Holme Lacy Village Hall is a half-timbered building in the village centre, built in the 1920s. It was a gift to the village from Lord and Lady Lucas-Tooth of Holme Lacy House, in memory of their two sons who were killed in World War I and who are commemorated on a plaque inside the hall. The hall is a registered charity, and is used for a range of activities including coffee mornings, line-dancing, and wedding receptions; it is also the home of Holme Lacy football club.

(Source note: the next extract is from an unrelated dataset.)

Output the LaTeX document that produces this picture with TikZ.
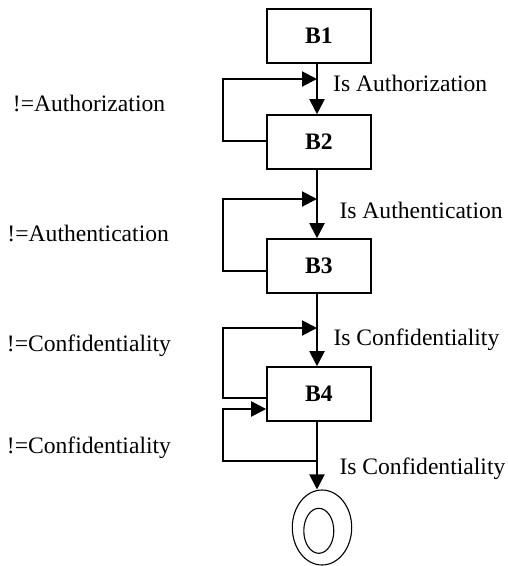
\documentclass[tikz,border=0pt]{standalone}
\usepackage{fontspec}
\setmainfont{Liberation Serif}
\usetikzlibrary{arrows.meta,shapes.geometric}
\begin{document}
\begin{tikzpicture}[x=1pt,y=-1pt,
  block/.style={draw,line width=1.6pt,minimum width=104pt,minimum height=54pt,
    inner sep=0pt,font=\fontsize{23.6}{26}\selectfont\bfseries},
  flow/.style={line width=2pt,-{Triangle[length=15pt,width=15pt]}},
  lbl/.style={anchor=base west,inner sep=0pt,font=\fontsize{23.6}{26}\selectfont},
  endring/.style={draw,ellipse,line width=1.1pt,inner sep=0pt}]
\useasboundingbox (0,0) rectangle (508,566);

% processing blocks
\node[block] (B1) at (319,36) {B1};
\node[block] (B2) at (319,142) {B2};
\node[block] (B3) at (319,266) {B3};
\node[block] (B4) at (319,394) {B4};

% final state
\node[endring,minimum width=59.4pt,minimum height=75pt] (F) at (322,527.5) {};
\node[endring,minimum width=30pt,minimum height=45pt] (Fi) at (318.8,530.8) {};

% main flow line and loop corners
\coordinate (ax) at (317,0);
\coordinate (lx) at (223,0);
\coordinate (j1) at (317,79);
\coordinate (j2) at (317,199);
\coordinate (j3) at (317,328);
\coordinate (j4) at (317,461);

\draw[flow] (B1.south -| ax) -- (B2.north -| ax);
\draw[flow] (B2.south -| ax) -- (B3.north -| ax);
\draw[flow] (B3.south -| ax) -- (B4.north -| ax);
\draw[flow] (B4.south -| ax) -- (F.north -| ax);

% feedback loops
\draw[flow] (B2.west |- 0,141) -- (lx |- 0,141) -- (lx |- j1) -- (j1);
\draw[flow] (B3.west |- 0,271) -- (lx |- 0,271) -- (lx |- j2) -- (j2);
\draw[flow] (B4.west |- 0,398) -- (lx |- 0,398) -- (lx |- j3) -- (j3);
\draw[flow] (j4) -- (lx |- j4) -- (lx |- 0,409) -- (B4.west |- 0,409);

% condition labels
\node[lbl] (t1) at (333,91.7) {Is Authorization};
\node[lbl] (t2) at (339.3,218.3) {Is Authentication};
\node[lbl] (t3) at (333.3,345.7) {Is Confidentiality};
\node[lbl] (t4) at (339.3,474.3) {Is Confidentiality};

\node[lbl] (n1) at (12.7,111.7) {!=Authorization};
\node[lbl] (n2) at (7.3,241.7) {!=Authentication};
\node[lbl] (n3) at (6.7,351.7) {!=Confidentiality};
\node[lbl] (n4) at (6.7,453.3) {!=Confidentiality};
\end{tikzpicture}
\end{document}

==Prynce's Holme Lacy Charity==
The Prynce's Holme Lacy Charity and the Lady Jane Scudamore Charity are registered charities in England. The charity believes that everyone deserves the opportunity to thrive. Their mission is to provide financial support to individuals facing hardship, empowering them to improve their quality of life and achieve their full potential. Through grants for essential needs and educational support, they help residents overcome financial barriers and help students access the education they deserve. By fostering hope and opportunity, they create a brighter future for individuals and the community alike.

==Record pear tree==

A perry pear tree in the vicarage garden, next to the church, was the largest recorded internationally at the time. The Holme Lacy Pear, which still partly survives, covered three quarters of an acre and yielded a crop of 5–7 tons in 1790.

==Railways==
Holme Lacy railway station was located on the Hereford to Gloucester section of the Hereford, Ross and Gloucester Railway. It was opened on 1 June 1855 as a broad gauge line, it was amalgamated with the Great Western Railway in 1862. In 1869 the railway was converted to standard gauge. The railway was closed to passengers on 2 November 1964.